Panel B of Exhibit 7 also lists two software packages, Wealth Trace and J&L Retirement Planning Software, that provide full financial planning software, including budgeting and portfolio management for multiple investments. These two must be downloaded and installed on the user’s computer. Both are designed to manage multiple investments and detailed budgeting. The authors believe that they are probably beyond the expertise of many users and are actually overkill for purposes of comparing IRAs, but have included them for the sake of completeness.
Retirement Is Not One-Size-Fits-All
Given the range of possible considerations, it is not likely that any single online calculator can truly pick the optimal IRA for investors, and most should seek the advice of a financial planner. Most calculators assume that an investor in a traditional IRA will invest the tax savings generated in a taxable account, although many investors do not actually behave this way. Many online calculators use a constant rate of return on investment that significantly undervalues the risk that investors will face in their portfolio, and there are large differences in the future values produced by calculators that employ Monte Carlo simulations and those that do not. The calculators that use Monte Carlo simulations provide more realistic results that incorporate risk, but it is not clear that typical investors will understand the process and be able to interpret the outcomes.

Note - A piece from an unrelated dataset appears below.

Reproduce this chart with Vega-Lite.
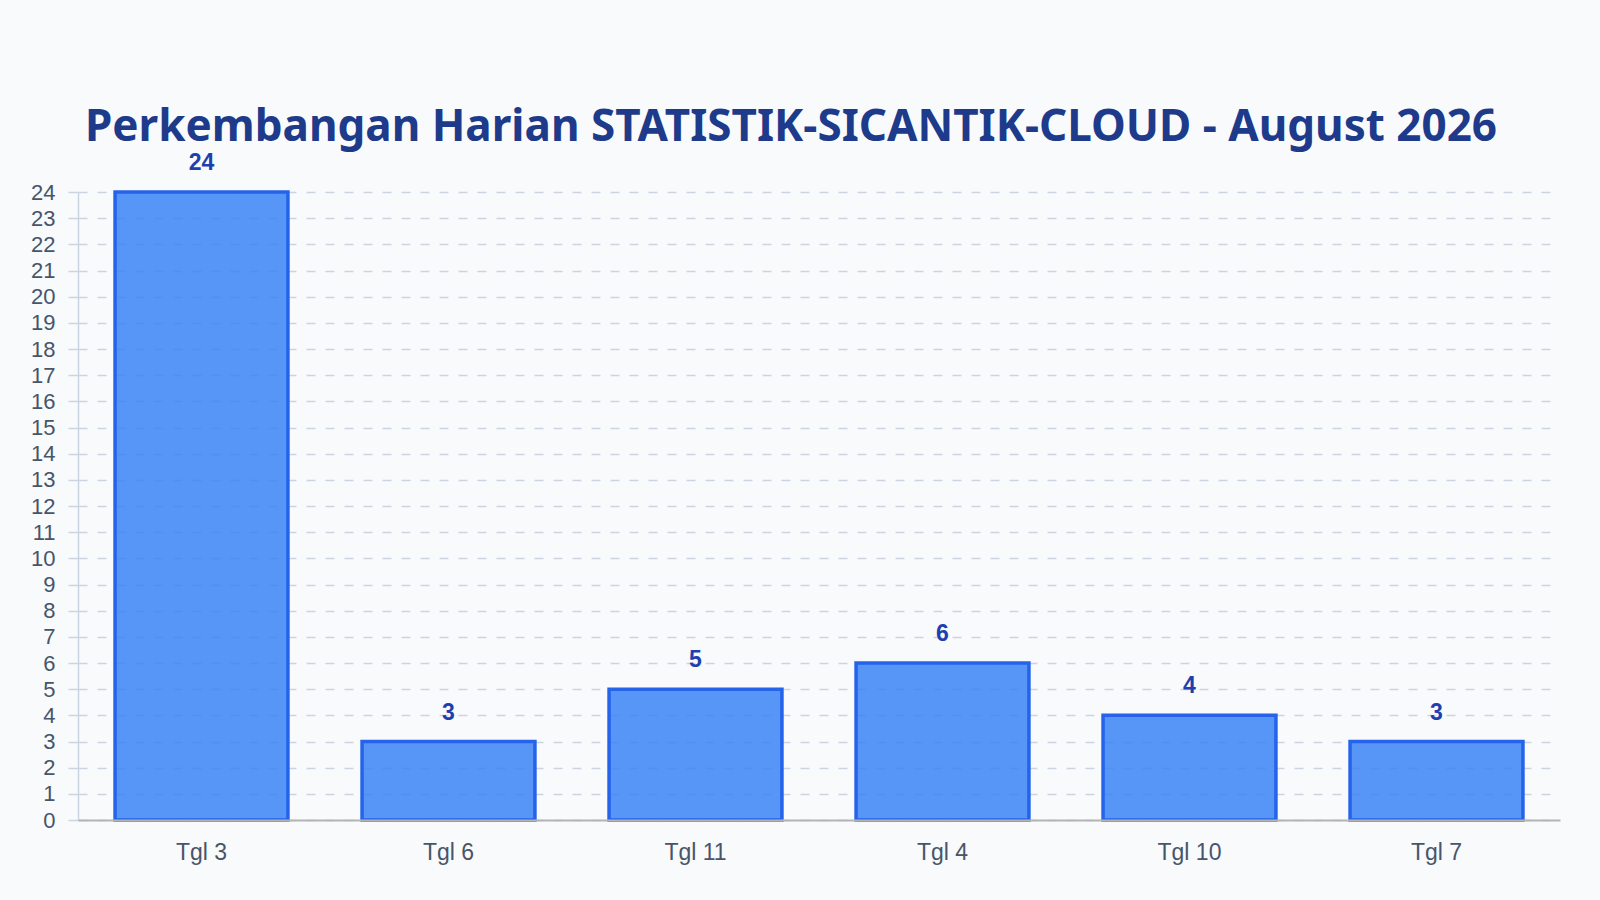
{
  "$schema": "https://vega.github.io/schema/vega-lite/v6.json",
  "width": 1482,
  "height": 628,
  "autosize": {"type": "none"},
  "padding": {"left": 78, "top": 192, "right": 40, "bottom": 80},
  "background": "#F8FAFC",
  "title": {
    "text": "Perkembangan Harian STATISTIK-SICANTIK-CLOUD - August 2026",
    "font": "Noto Sans",
    "fontSize": 44,
    "fontWeight": "bold",
    "color": "#1E3A8A",
    "anchor": "middle",
    "dx": -28,
    "offset": 2
  },
  "data": {
    "values": [
      {"tanggal": "Tgl 3", "jumlah": 24},
      {"tanggal": "Tgl 6", "jumlah": 3},
      {"tanggal": "Tgl 11", "jumlah": 5},
      {"tanggal": "Tgl 4", "jumlah": 6},
      {"tanggal": "Tgl 10", "jumlah": 4},
      {"tanggal": "Tgl 7", "jumlah": 3}
    ]
  },
  "encoding": {
    "x": {
      "field": "tanggal",
      "type": "nominal",
      "sort": null,
      "title": null,
      "scale": {"paddingInner": 0.3, "paddingOuter": 0.15},
      "axis": {
        "labelAngle": 0,
        "labelFont": "Liberation Sans",
        "labelFontSize": 23,
        "labelColor": "#475569",
        "labelPadding": 21,
        "ticks": false,
        "domainColor": "#B4B4B4",
        "domainWidth": 2,
        "grid": false,
        "zindex": 1
      }
    },
    "y": {
      "field": "jumlah",
      "type": "quantitative",
      "title": null,
      "scale": {"domain": [0, 24], "nice": false},
      "axis": {
        "values": [0, 1, 2, 3, 4, 5, 6, 7, 8, 9, 10, 11, 12, 13, 14, 15, 16, 17, 18, 19, 20, 21, 22, 23, 24],
        "labelFont": "Liberation Sans",
        "labelFontSize": 22,
        "labelColor": "#475569",
        "labelPadding": 3,
        "tickSize": 20,
        "tickColor": "#CBD5E1",
        "tickDash": [10, 10],
        "tickWidth": 1.5,
        "domainColor": "#CBD5E1",
        "domainWidth": 1.5,
        "grid": true,
        "gridColor": "#CBD5E1",
        "gridDash": [9, 10],
        "gridWidth": 1.5,
        "zindex": 0
      }
    }
  },
  "layer": [
    {
      "mark": {
        "type": "bar",
        "fill": "#3B82F6",
        "fillOpacity": 0.85,
        "stroke": "#2563EB",
        "strokeWidth": 3.5
      }
    },
    {
      "mark": {
        "type": "text",
        "baseline": "alphabetic",
        "dy": -22,
        "font": "Liberation Sans",
        "fontSize": 23,
        "fontWeight": "bold",
        "color": "#1E40AF"
      },
      "encoding": {"text": {"field": "jumlah", "type": "quantitative"}}
    }
  ],
  "config": {"view": {"stroke": null}}
}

The authors believe that the best use of online IRA calculators is to encourage investors to save more for retirement (see, e.g., Liz Frazier Peck, “3 Reasons Retirement Calculators are Wrong, and Why You Should Use Them Anyway,” Forbes, Dec. 21, 2017, http://bit.ly/35pIlZm). For many, the choice of IRA type requires more considerations than an online calculator can handle, and most investors should consult with a financial planner to find the type of IRA investment best suited to their situations.